The electrocardiographic (ECG) signal is the electrical manifestation of the contractile activity of the heart. Computerized ECG analysis is widely used as a reliable technique for the diagnosis of cardiovascular diseases, and the ECG signal is the most commonly used biomedical signal in clinical practice (Rangayyan, 2002; Tompkins, 1993). However, a surface recording of the ECG signal (with the frequency range of 0.05-250 Hz), obtained by placing electrodes on the subject’s chest, is inevitably contaminated by several different types of artifacts. The dominant artifacts in an ambulatory ECG recording include (Rangayyan, 2002; Wu & Rangayyan, 2009):

  • Baseline wander: Drift of the baseline is a type of low-frequency (lower than 0.5 Hz) artifact and usually caused by respiration or movement of the subject.

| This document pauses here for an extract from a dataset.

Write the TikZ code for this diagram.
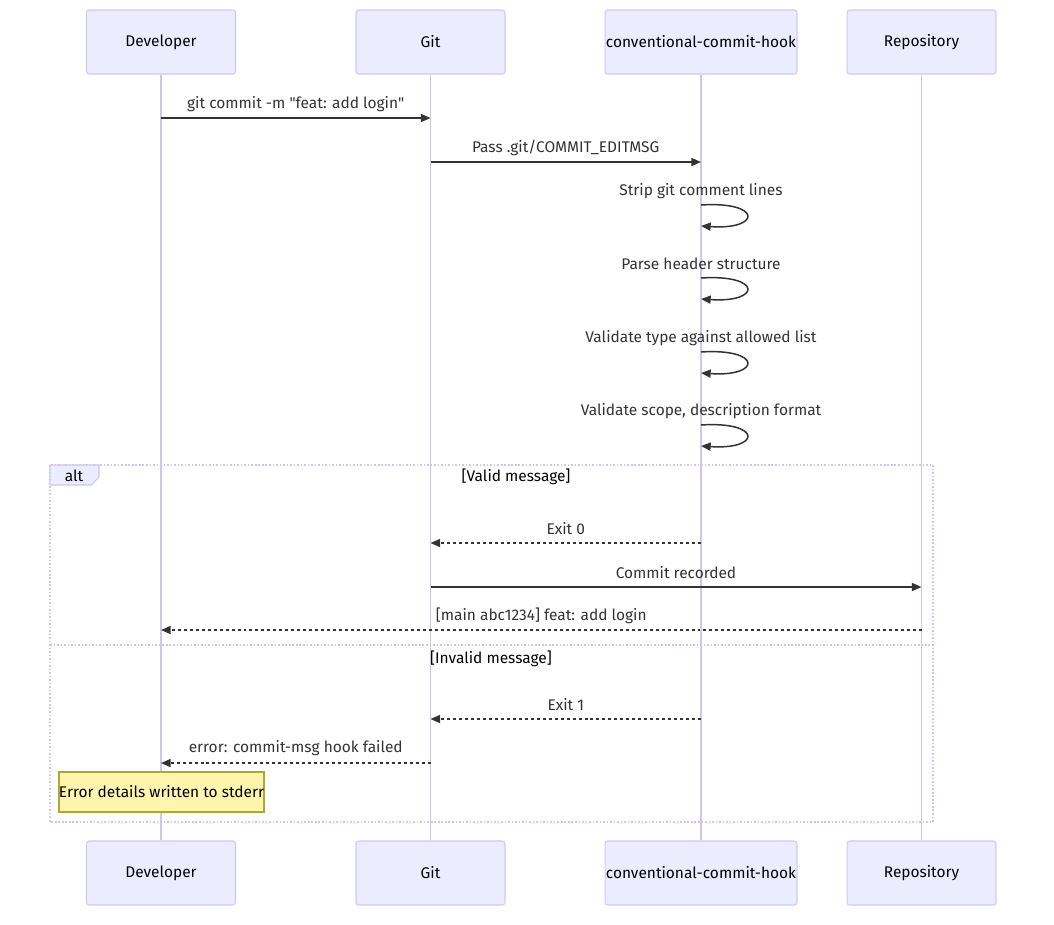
\documentclass[tikz,border=0pt]{standalone}
\usepackage{fontspec}
\setmainfont{Fira Sans}
\usetikzlibrary{positioning, arrows.meta, shapes.geometric}
\definecolor{actorfill}{HTML}{ECECFF}
\definecolor{actorline}{HTML}{D3C8F2}
\definecolor{lifeline}{HTML}{D0C5F0}
\definecolor{msgline}{HTML}{333333}
\definecolor{notefill}{HTML}{FFF5AD}
\definecolor{noteline}{HTML}{AAAA33}

\begin{document}
\begin{tikzpicture}[x=0.02cm, y=-0.02cm, font=\fontsize{8.8}{10}\selectfont,
    actor/.style={draw=actorline, fill=actorfill, rounded corners=1.5pt,
      line width=0.6pt, minimum width=2.98cm, minimum height=1.28cm, text=black},
    wideactor/.style={actor, minimum width=3.84cm, inner xsep=0pt},
    lifeln/.style={draw=lifeline, line width=0.95pt},
    msg/.style={draw=msgline, line width=0.85pt, -{Triangle[length=5.5pt,width=4.6pt]}},
    reply/.style={msg, dash pattern=on 1.7pt off 1.7pt},
    lbl/.style={text=msgline, inner sep=0pt},
    altframe/.style={draw=lifeline, line width=0.85pt, dash pattern=on 0.9pt off 1.1pt},
    note/.style={draw=noteline, fill=notefill, line width=0.6pt,
      minimum width=4.1cm, minimum height=0.8cm}]
    \useasboundingbox (0,0) rectangle (1054,924);

    % Actors top and bottom
    \node[actor] (dev) at (161,42) {Developer};
    \node[actor] (git) at (430.5,42) {Git};
    \node[wideactor] (hook) at (701,42) {conventional-commit-hook};
    \node[actor] (repo) at (921.5,42) {Repository};
    \node[actor] (devb) at (161,873) {Developer};
    \node[actor] (gitb) at (430.5,873) {Git};
    \node[wideactor] (hookb) at (701,873) {conventional-commit-hook};
    \node[actor] (repob) at (921.5,873) {Repository};

    % Lifelines
    \foreach \a in {dev, git, hook, repo} {
        \draw[lifeln] (\a.south) -- (\a b.north);
    }

    % Alt frame
    \draw[altframe] (50,465) rectangle (933,822);
    \draw[draw=lifeline, fill=actorfill, line width=0.6pt]
        (50,465) -- (99,465) -- (99,477) -- (91,485) -- (50,485) -- cycle;
    \node[lbl, text=black] (alt) at (74,476) {alt};
    \node[lbl, text=black] (valid) at (516,477) {[Valid message]};
    \coordinate (sepl) at (50,645);
    \coordinate (sepr) at (933,645);
    \draw[altframe] (sepl) -- (sepr);
    \node[lbl, text=black] (invalid) at (491,659) {[Invalid message]};

    % Message ends
    \coordinate (m1a) at (dev |- 0,118);  \coordinate (m1b) at (git |- 0,118);
    \coordinate (m2a) at (git |- 0,162);  \coordinate (m2b) at (hook |- 0,162);
    \coordinate (m7a) at (hook |- 0,543); \coordinate (m7b) at (git |- 0,543);
    \coordinate (m8a) at (git |- 0,587);  \coordinate (m8b) at (repo |- 0,587);
    \coordinate (m9a) at (repo |- 0,630); \coordinate (m9b) at (dev |- 0,630);
    \coordinate (m10a) at (hook |- 0,719); \coordinate (m10b) at (git |- 0,719);
    \coordinate (m11a) at (git |- 0,763); \coordinate (m11b) at (dev |- 0,763);

    % Calls
    \draw[msg] (m1a) -- (m1b) node[lbl, midway, yshift=0.28cm]
        {git commit -m \textquotedbl feat: add login\textquotedbl};
    \draw[msg] (m2a) -- (m2b) node[lbl, midway, yshift=0.28cm] {Pass .git/COMMIT\_EDITMSG};

    % Self checks of the hook
    \foreach \y/\txt in {205/Strip git comment lines, 278/Parse header structure,
        352/Validate type against allowed list, 425/{Validate scope, description format}} {
        \coordinate (s\y a) at (hook |- 0,\y);
        \coordinate (s\y b) at (hook |- 0,\y+21);
        \draw[msg] (s\y a) .. controls +(61,-4) and +(61,4) .. (s\y b);
        \node[lbl] at ([yshift=0.28cm]s\y a) {\txt};
    }

    % Valid branch
    \draw[reply] (m7a) -- (m7b) node[lbl, midway, yshift=0.28cm] {Exit 0};
    \draw[msg] (m8a) -- (m8b) node[lbl, midway, yshift=0.28cm] {Commit recorded};
    \draw[reply] (m9a) -- (m9b) node[lbl, midway, yshift=0.28cm] {[main abc1234] feat: add login};

    % Invalid branch
    \draw[reply] (m10a) -- (m10b) node[lbl, midway, yshift=0.28cm] {Exit 1};
    \draw[reply] (m11a) -- (m11b) node[lbl, midway, yshift=0.3cm] {error: commit-msg hook failed};
    \node[note] (errnote) at (161.5,792) {};
    \node[lbl, text=black] (errtxt) at (errnote) {Error details written to stderr};
\end{tikzpicture}
\end{document}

  • Physiological artifacts: This type of artifact is mainly induced by muscular contractions. Electrode-motion artifact has a wide frequency range (from 1 to 5,000 Hz) and is generally considered to be the most troublesome, because it can mimic the appearance of ectopic beats and cannot be removed easily by simple filters.

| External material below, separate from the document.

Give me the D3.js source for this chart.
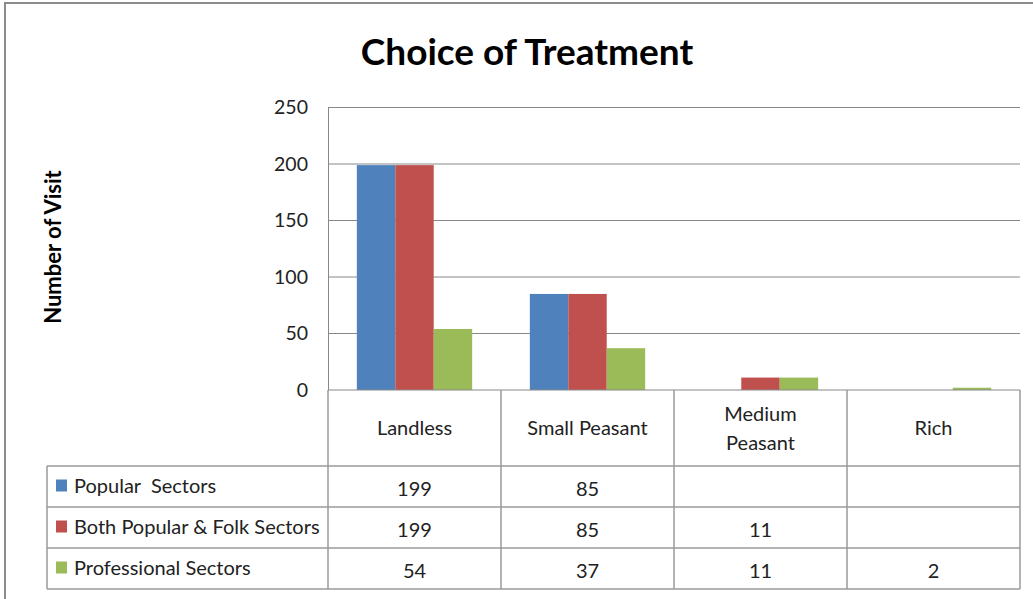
<!DOCTYPE html>
<html><head><meta charset="utf-8">
<script src="https://cdn.jsdelivr.net/npm/d3@7"></script>
<style>
body{margin:0;background:#fff;}
text{font-family:Lato,"Open Sans",sans-serif;fill:#222;white-space:pre;}
</style></head>
<body><svg id="c" width="1033" height="599"></svg>
<script>
const categories = ["Landless", "Small Peasant", "Medium Peasant", "Rich"];
const categoryLines = [["Landless"], ["Small Peasant"], ["Medium", "Peasant"], ["Rich"]];
const seriesNames = ["Popular  Sectors", "Both Popular & Folk Sectors", "Professional Sectors"];
const popularSectors = [199, 85, null, null];
const bothSectors = [199, 85, 11, null];
const professionalSectors = [54, 37, 11, 2];
const yTicks = [0, 50, 100, 150, 200, 250];
const colors = ["#4F81BD", "#C0504D", "#9BBB59"];
const seriesValues = [popularSectors, bothSectors, professionalSectors];

const svg = d3.select("#c");
const L = 328, R = 1020, T = 107.5, B = 390;
const x = d3.scaleBand().domain(categories).range([L, R]).paddingInner(0).paddingOuter(0);
const xs = d3.scaleBand().domain(d3.range(3)).range([0, x.bandwidth()]).paddingInner(0).paddingOuter(0.75);
const y = d3.scaleLinear().domain([0, 250]).range([B, T]);

// outer border
svg.append("rect").attr("x",5).attr("y",3).attr("width",1040).attr("height",610)
  .attr("fill","none").attr("stroke","#8c8c8c").attr("stroke-width",2);

// title
svg.append("text").attr("x",527).attr("y",65).attr("text-anchor","middle")
  .style("font-size","37px").style("font-weight","bold").style("fill","#000").text("Choice of Treatment");

// gridlines
svg.append("g").selectAll("line").data(yTicks.filter(d=>d>0)).join("line")
  .attr("x1",L).attr("x2",R).attr("y1",d=>y(d)).attr("y2",d=>y(d))
  .attr("stroke","#888").attr("stroke-width",1);

// y axis
const ya = svg.append("g").attr("transform",`translate(${L},0)`)
  .call(d3.axisLeft(y).tickValues(yTicks).tickSize(0).tickPadding(20));
ya.select(".domain").attr("stroke","#888");
ya.selectAll("text").style("font-size","19.5px").style("font-family","Lato,sans-serif").attr("fill","#222");

// y title
svg.append("text").attr("transform","translate(61,247) rotate(-90)").attr("text-anchor","middle")
  .style("font-size","22px").style("font-weight","bold").style("fill","#000").text("Number of Visit");

// bars
seriesValues.forEach((vals,si)=>{
  svg.append("g").selectAll("rect").data(categories.map((c,i)=>({c,v:vals[i]})).filter(d=>d.v!=null)).join("rect")
    .attr("x",d=>x(d.c)+xs(si)).attr("width",xs.bandwidth())
    .attr("y",d=>y(d.v)).attr("height",d=>y(0)-y(d.v)).attr("fill",colors[si]);
});

// baseline
svg.append("line").attr("x1",L).attr("x2",R).attr("y1",B).attr("y2",B).attr("stroke","#888");

// data table
const tc = "#9a9a9a";
const rowY = [466, 507, 548, 589];
const TL = 47;
const g = svg.append("g");
categories.concat(["_end"]).forEach((c,i)=>{
  const xx = i<categories.length ? x(c) : R;
  g.append("line").attr("x1",xx).attr("x2",xx).attr("y1",B).attr("y2",rowY[3]).attr("stroke",tc).attr("stroke-width",1.5);
});
g.append("line").attr("x1",TL).attr("x2",TL).attr("y1",rowY[0]).attr("y2",rowY[3]).attr("stroke",tc).attr("stroke-width",1.5);
rowY.forEach(yy=>g.append("line").attr("x1",TL).attr("x2",R).attr("y1",yy).attr("y2",yy).attr("stroke",tc).attr("stroke-width",1.5));

// header labels
categoryLines.forEach((lines,i)=>{
  const cx = x(categories[i]) + x.bandwidth()/2;
  const cy = (B + rowY[0])/2;
  const lh = 29;
  lines.forEach((t,j)=>{
    g.append("text").attr("x",cx).attr("y",cy + (j-(lines.length-1)/2)*lh).attr("dy","0.35em")
      .attr("text-anchor","middle").style("font-size","20px").text(t);
  });
});

// rows
seriesNames.forEach((name,si)=>{
  const cy = (rowY[si]+rowY[si+1])/2;
  g.append("rect").attr("x",56).attr("y",cy-7).attr("width",11).attr("height",12).attr("fill",colors[si]);
  g.append("text").attr("x",74).attr("y",cy-1).attr("dy","0.35em").style("font-size","20px").text(name);
  seriesValues[si].forEach((v,i)=>{
    if(v==null) return;
    g.append("text").attr("x",x(categories[i])+x.bandwidth()/2).attr("y",cy+2).attr("dy","0.35em")
      .attr("text-anchor","middle").style("font-size","20px").text(v);
  });
});
</script></body></html>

  • Random noise: Random noise could be the result of the thermal effect in the instrumentation amplifiers, the recording system, and pickup of ambient electromagnetic signals by the cables used (Rangayyan, 2002). Random noise usually appears with high frequency; its frequency range depends on the specific source. In real-time clinical monitoring systems used during surgery, electrosurgical noise is a significant obstacle to be overcome.

  • External interference: Examples of environmental interference are those caused by 50 or 60 Hz power-supply lines, radiation from lights, and radio-frequency emissions from nearby medical devices.

The removal of artifacts is crucial for ECG monitoring, and is an essential procedure prior to further diagnostic analysis in many clinical applications, e.g., classification of ectopic beats (Afonso, Tompkins, Nguyen, & Luo, 1999; Hu, Palreddy, & Tompkins, 1997), detection of QRS complexes (Meyer, Gavela, & Harris, 2006; Hu, Tompkins, Urrusti, & Afonso, 1993), analysis of asymptomatic arrhythmia (Thakor & Zhu, 1991), extraction of the fetal ECG signal from the maternal abdominal ECG (Kanjilal, Palit, & Saha, 1997; Khamene & Negahdaripour, 2000; Zarzoso & Nandi, 2001), classification of myocardial ischemia (Silipo & Marchesi, 1998), diagnosis of atrial fibrillation (Yang, Devine, & Macfarlane, 1994), ECG-based sleep apnea detection (Mita, 2007), and ECG signal data compression (Zigel, Cohen, & Katz, 2000; Hamilton, Thomson, & Sandham, 1995). The extraction of high-resolution ECG signal from noise-contaminated recordings is an important part of the artifact removal procedure (Clifford, Azuaje, & McSharry, 2006). The goal of noise reduction in the ECG signal is to separate the valid signal components from the undesired noise, so as to present an ECG that facilitates easy and accurate interpretation (Afonso, Tompkins, Nguyen, Michler, & Luo, 1996).